Menurut Transparency International, Indonesia masih menempati peringkat menengah dalam Indeks Persepsi Korupsi, yang menunjukkan bahwa meski ada kemajuan, risiko praktik korupsi tetap tinggi. Bentuk korupsi tidak selalu berupa transaksi finansial; penyalahgunaan wewenang untuk keuntungan pribadi juga termasuk.
Faktor Penyebab Korupsi dari Aspek Hukum
1. Kelemahan dalam Peraturan Perundang-Undangan
Salah satu faktor utama adalah aturan hukum yang tidak jelas atau tumpang tindih. Banyak peraturan yang memungkinkan interpretasi berbeda, sehingga memunculkan celah untuk praktik korupsi.
Kurangnya sanksi yang tegas dan konsisten juga memicu pelaku merasa aman untuk melakukan tindakan melawan hukum.
Menurut pengamat hukum dari Universitas Indonesia, Dr. Andi Santoso, “Ketidakjelasan peraturan dan lemahnya pengawasan hukum membuat individu dalam posisi kekuasaan mudah menyalahgunakan kewenangannya.”
2. Sistem Pengawasan yang Lemah
Sistem pengawasan yang tidak efektif menjadi pintu masuk praktik korupsi. Tanpa mekanisme kontrol yang memadai, individu yang memiliki kekuasaan dapat bertindak semaunya tanpa takut konsekuensi.
Contohnya, pengadaan barang dan jasa pemerintah yang tidak diawasi dengan ketat sering menjadi sarang korupsi.
3. Kurangnya Penegakan Hukum yang Konsisten
Efek jera sangat bergantung pada konsistensi penegakan hukum. Jika pelaku korupsi tidak mendapatkan sanksi yang sepadan, maka tindakan serupa kemungkinan besar akan diikuti orang lain.

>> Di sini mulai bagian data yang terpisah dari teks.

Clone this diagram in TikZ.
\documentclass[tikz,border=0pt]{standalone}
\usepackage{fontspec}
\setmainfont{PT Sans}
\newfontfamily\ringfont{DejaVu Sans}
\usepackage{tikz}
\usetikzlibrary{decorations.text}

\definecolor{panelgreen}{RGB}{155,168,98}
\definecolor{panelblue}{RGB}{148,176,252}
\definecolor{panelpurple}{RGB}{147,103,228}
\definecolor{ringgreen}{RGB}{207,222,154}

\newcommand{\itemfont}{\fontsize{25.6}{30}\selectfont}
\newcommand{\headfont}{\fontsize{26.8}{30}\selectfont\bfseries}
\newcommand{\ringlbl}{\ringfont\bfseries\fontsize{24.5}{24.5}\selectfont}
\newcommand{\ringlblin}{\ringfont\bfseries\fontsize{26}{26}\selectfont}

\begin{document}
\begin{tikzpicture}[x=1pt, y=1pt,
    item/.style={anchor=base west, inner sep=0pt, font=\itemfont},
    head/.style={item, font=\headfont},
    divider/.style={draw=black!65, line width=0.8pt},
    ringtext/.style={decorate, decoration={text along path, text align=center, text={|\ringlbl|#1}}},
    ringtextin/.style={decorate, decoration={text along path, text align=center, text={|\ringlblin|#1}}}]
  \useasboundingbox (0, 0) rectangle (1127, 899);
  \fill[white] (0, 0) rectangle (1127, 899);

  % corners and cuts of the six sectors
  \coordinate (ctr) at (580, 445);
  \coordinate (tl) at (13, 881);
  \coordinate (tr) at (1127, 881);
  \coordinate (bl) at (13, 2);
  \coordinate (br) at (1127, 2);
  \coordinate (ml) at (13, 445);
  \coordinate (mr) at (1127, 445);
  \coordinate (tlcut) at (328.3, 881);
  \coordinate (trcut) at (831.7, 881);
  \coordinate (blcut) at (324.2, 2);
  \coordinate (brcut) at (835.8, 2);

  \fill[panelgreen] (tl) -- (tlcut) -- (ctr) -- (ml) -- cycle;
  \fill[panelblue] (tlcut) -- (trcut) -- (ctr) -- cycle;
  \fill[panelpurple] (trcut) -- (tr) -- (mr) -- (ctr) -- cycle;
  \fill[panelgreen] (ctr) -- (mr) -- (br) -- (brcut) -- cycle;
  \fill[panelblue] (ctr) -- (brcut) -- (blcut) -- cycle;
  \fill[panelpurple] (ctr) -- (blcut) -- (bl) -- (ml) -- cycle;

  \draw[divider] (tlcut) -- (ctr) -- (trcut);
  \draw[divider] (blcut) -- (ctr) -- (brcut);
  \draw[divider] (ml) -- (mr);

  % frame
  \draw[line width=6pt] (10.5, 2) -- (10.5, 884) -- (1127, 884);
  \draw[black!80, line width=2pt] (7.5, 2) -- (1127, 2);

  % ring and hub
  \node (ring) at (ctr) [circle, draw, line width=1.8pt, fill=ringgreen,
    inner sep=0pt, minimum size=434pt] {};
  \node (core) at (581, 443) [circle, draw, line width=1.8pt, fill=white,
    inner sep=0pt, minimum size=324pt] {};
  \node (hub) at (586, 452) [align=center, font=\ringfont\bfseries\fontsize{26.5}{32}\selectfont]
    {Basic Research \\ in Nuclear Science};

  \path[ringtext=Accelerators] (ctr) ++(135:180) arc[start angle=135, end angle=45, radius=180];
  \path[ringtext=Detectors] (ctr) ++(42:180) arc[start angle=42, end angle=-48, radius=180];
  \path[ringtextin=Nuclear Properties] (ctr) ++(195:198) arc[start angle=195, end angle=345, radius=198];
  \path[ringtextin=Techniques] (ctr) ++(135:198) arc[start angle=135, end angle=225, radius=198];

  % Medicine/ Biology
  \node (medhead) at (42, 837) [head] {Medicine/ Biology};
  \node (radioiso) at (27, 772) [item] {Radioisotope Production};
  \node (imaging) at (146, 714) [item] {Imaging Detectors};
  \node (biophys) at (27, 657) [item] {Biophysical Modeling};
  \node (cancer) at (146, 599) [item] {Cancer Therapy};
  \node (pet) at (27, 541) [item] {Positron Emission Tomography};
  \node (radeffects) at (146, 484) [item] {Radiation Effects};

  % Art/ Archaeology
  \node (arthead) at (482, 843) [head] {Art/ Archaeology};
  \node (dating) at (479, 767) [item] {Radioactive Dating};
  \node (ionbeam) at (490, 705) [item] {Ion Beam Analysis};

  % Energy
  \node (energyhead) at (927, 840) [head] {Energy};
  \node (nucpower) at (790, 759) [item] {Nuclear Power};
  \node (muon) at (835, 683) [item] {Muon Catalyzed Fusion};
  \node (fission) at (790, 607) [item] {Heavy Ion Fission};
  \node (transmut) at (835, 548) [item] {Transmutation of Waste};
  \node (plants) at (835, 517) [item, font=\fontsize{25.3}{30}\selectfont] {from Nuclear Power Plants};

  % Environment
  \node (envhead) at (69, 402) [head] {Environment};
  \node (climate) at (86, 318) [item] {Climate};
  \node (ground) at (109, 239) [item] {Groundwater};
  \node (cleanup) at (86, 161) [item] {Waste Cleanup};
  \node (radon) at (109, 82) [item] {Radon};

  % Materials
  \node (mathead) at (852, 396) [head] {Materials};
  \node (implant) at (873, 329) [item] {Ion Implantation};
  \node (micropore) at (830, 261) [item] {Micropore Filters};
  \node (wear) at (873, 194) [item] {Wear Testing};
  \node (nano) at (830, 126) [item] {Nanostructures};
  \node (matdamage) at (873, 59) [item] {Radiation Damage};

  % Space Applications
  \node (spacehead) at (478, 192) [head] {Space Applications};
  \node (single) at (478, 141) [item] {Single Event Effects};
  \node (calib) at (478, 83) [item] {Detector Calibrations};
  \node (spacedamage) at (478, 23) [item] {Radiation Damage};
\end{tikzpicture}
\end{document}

Kejaksaan Agung RI menekankan pentingnya penegakan hukum yang adil dan profesional agar masyarakat percaya bahwa hukum berlaku untuk semua.
4. Budaya Impunitas
Budaya impunitas muncul ketika masyarakat melihat pelaku korupsi jarang dihukum atau bisa lolos dari jeratan hukum. Fenomena ini membuat korupsi dianggap biasa dan wajar, sehingga sulit diberantas.
Survei Lembaga Survei Indonesia (LSI) menunjukkan bahwa sebagian masyarakat masih skeptis terhadap efektivitas sistem hukum dalam menangani kasus korupsi.

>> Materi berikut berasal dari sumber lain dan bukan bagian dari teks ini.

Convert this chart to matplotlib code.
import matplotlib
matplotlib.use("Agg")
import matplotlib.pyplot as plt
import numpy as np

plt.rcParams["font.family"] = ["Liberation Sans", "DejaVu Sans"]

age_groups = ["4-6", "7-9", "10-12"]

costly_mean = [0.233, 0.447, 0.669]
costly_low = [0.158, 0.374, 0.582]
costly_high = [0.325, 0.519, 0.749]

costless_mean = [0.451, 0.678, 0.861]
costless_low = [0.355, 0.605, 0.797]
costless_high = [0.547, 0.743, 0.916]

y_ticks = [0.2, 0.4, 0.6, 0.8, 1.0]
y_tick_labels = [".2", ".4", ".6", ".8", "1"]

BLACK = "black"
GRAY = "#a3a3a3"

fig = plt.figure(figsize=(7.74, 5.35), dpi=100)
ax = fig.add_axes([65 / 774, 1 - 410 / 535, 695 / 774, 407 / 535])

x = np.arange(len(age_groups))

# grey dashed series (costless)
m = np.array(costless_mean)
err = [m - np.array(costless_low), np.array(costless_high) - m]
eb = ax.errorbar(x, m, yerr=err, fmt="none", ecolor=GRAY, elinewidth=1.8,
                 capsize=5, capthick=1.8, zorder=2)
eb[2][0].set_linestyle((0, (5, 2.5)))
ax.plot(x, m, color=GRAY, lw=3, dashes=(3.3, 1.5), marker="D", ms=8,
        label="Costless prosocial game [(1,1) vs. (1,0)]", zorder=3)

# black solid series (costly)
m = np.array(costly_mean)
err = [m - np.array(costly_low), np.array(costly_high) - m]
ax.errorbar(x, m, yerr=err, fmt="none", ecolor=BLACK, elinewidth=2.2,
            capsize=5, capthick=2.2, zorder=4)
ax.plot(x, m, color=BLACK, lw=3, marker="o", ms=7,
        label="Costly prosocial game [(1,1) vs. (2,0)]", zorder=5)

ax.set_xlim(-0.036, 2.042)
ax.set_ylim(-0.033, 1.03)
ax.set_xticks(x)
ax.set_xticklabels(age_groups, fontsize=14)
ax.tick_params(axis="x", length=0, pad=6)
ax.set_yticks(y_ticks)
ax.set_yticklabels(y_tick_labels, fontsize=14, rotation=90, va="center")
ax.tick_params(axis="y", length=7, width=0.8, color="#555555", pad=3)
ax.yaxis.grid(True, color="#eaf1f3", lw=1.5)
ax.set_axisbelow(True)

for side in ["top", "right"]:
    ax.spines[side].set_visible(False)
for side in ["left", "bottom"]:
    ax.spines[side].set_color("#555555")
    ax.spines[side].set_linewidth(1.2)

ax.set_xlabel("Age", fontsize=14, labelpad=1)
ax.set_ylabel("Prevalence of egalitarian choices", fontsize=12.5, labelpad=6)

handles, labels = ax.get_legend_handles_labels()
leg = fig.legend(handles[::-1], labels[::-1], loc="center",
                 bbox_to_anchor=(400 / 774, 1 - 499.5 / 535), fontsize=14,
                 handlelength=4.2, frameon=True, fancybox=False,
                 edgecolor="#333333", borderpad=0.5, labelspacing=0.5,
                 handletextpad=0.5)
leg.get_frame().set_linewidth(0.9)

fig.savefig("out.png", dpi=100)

Sanksi Korupsi Menurut Hukum Indonesia
Untuk menekan praktik korupsi, sistem hukum Indonesia menetapkan sanksi tegas melalui Undang-Undang Nomor 31 Tahun 1999 tentang Pemberantasan Tindak Pidana Korupsi, yang meliputi:
Pidana Penjara
Pelaku dapat dijatuhi hukuman penjara dengan durasi yang berbeda-beda, tergantung beratnya tindak pidana. Contohnya, kasus korupsi pengadaan barang negara bisa mencapai puluhan tahun penjara.
Pidana Denda
Selain penjara, pelaku juga bisa dikenakan denda sesuai ketentuan hukum. Denda ini berfungsi sebagai bentuk kompensasi sekaligus deterrent bagi calon pelaku.
Pencabutan Hak Politik dan Jabatan Publik
Pelaku korupsi juga bisa dicabut hak politiknya, termasuk hak untuk menduduki jabatan publik dalam jangka waktu tertentu. Langkah ini penting agar orang yang pernah melakukan korupsi tidak kembali menimbulkan risiko di masa depan.

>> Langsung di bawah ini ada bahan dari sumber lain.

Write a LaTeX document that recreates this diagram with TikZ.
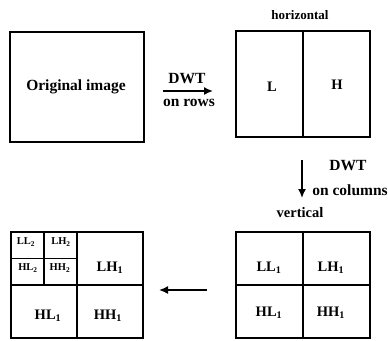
\documentclass[tikz,border=0pt]{standalone}
\usepackage{fontspec}
\setmainfont{Liberation Serif}
\usetikzlibrary{arrows.meta,calc}
\begin{document}
\begin{tikzpicture}[x=1pt,y=-1pt,
  box/.style={draw, line width=1.5pt, rectangle, inner sep=0pt, outer sep=0pt},
  big/.style={font=\bfseries\fontsize{15.5}{17}\selectfont, inner sep=0pt},
  mid/.style={font=\bfseries\fontsize{14.5}{16}\selectfont, inner sep=0pt},
  sml/.style={font=\bfseries\fontsize{10.5}{12}\selectfont, inner sep=0pt},
  div/.style={line width=1.5pt},
  arr/.style={line width=1.6pt, -{Latex[length=9pt,width=8pt]}}]
\useasboundingbox (0,0) rectangle (388,340);

% boxes
\node[box, minimum width=134pt, minimum height=110pt] (orig) at (77,87) {};
\node[box, minimum width=134pt, minimum height=106pt] (hbox) at (303,84) {};
\node[box, minimum width=134pt, minimum height=106pt] (vbox) at (303,285) {};
\node[box, minimum width=132pt, minimum height=106pt] (rbox) at (77,285) {};

% dividers
\draw[div] (hbox.north) -- (hbox.south);
\draw[div] (vbox.north) -- (vbox.south);
\draw[div] (vbox.west) -- (vbox.east);
\draw[div] (rbox.north) -- (rbox.south);
\draw[div] (rbox.west) -- (rbox.east);
\coordinate (qn) at ($(rbox.north west)!0.5!(rbox.north)$);
\coordinate (qc) at ($(rbox.west)!0.5!(rbox.center)$);
\coordinate (qw) at ($(rbox.north west)!0.5!(rbox.west)$);
\coordinate (qm) at ($(rbox.north)!0.5!(rbox.center)$);
\draw[div] (qn) -- (qc);
\draw[div] (qw) -- (qm);

% labels
\node[big] (tOrig) at (76,87) {Original image};
\node[big] (tHor) at (300,15) {\fontsize{13}{15}\selectfont horizontal};
\node[mid] (tL) at (272,87) {L};
\node[mid] (tH) at (337,85) {H};
\node[big] (tD1) at (187,79) {DWT};
\node[big] (tR1) at (189,103) {on rows};
\node[big] (tD2) at (348,166) {DWT};
\node[big] (tC2) at (350,190) {on columns};
\node[big] (tVer) at (300,213) {\fontsize{14.5}{16}\selectfont vertical};

\node[mid] (vLL) at (269,268) {LL\textsubscript{1}};
\node[mid] (vLH) at (331,268) {LH\textsubscript{1}};
\node[mid] (vHL) at (269,313) {HL\textsubscript{1}};
\node[mid] (vHH) at (331,313) {HH\textsubscript{1}};

\node[mid] (rLH) at (110,268) {LH\textsubscript{1}};
\node[mid] (rHL) at (48,316) {HL\textsubscript{1}};
\node[mid] (rHH) at (108,316) {HH\textsubscript{1}};
\node[sml] (rLL2) at (26,242) {LL\textsubscript{2}};
\node[sml] (rLH2) at (61,242) {LH\textsubscript{2}};
\node[sml] (rHL2) at (28,268) {HL\textsubscript{2}};
\node[sml] (rHH2) at (60,268) {HH\textsubscript{2}};

% arrows
\coordinate (a1s) at (163,91);
\coordinate (a1e) at (213,91);
\coordinate (a2s) at (302,160);
\coordinate (a2e) at (302,198);
\coordinate (a3s) at (207,290);
\coordinate (a3e) at (159,290);
\draw[arr] (a1s) -- (a1e);
\draw[arr] (a2s) -- (a2e);
\draw[arr] (a3s) -- (a3e);
\end{tikzpicture}
\end{document}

Menurut KPK, penerapan sanksi yang konsisten dan transparan terbukti meningkatkan kepercayaan publik sekaligus menekan angka praktik korupsi.
Dampak dan Kesimpulan
Korupsi bukan sekadar masalah hukum, tapi juga fenomena sosial-ekonomi yang berdampak luas. Dengan memahami faktor penyebab korupsi dari aspek hukum, kita bisa menekankan pentingnya reformasi hukum, penguatan pengawasan, dan penegakan sanksi yang konsisten.
Efektivitas hukum akan lebih terasa jika didukung sistem peradilan yang independen, mekanisme pengawasan yang kuat, dan budaya masyarakat yang menolak impunitas. Dengan begitu, korupsi tidak lagi menjadi praktik yang lumrah dan negara bisa bergerak lebih cepat menuju pembangunan yang berkeadilan.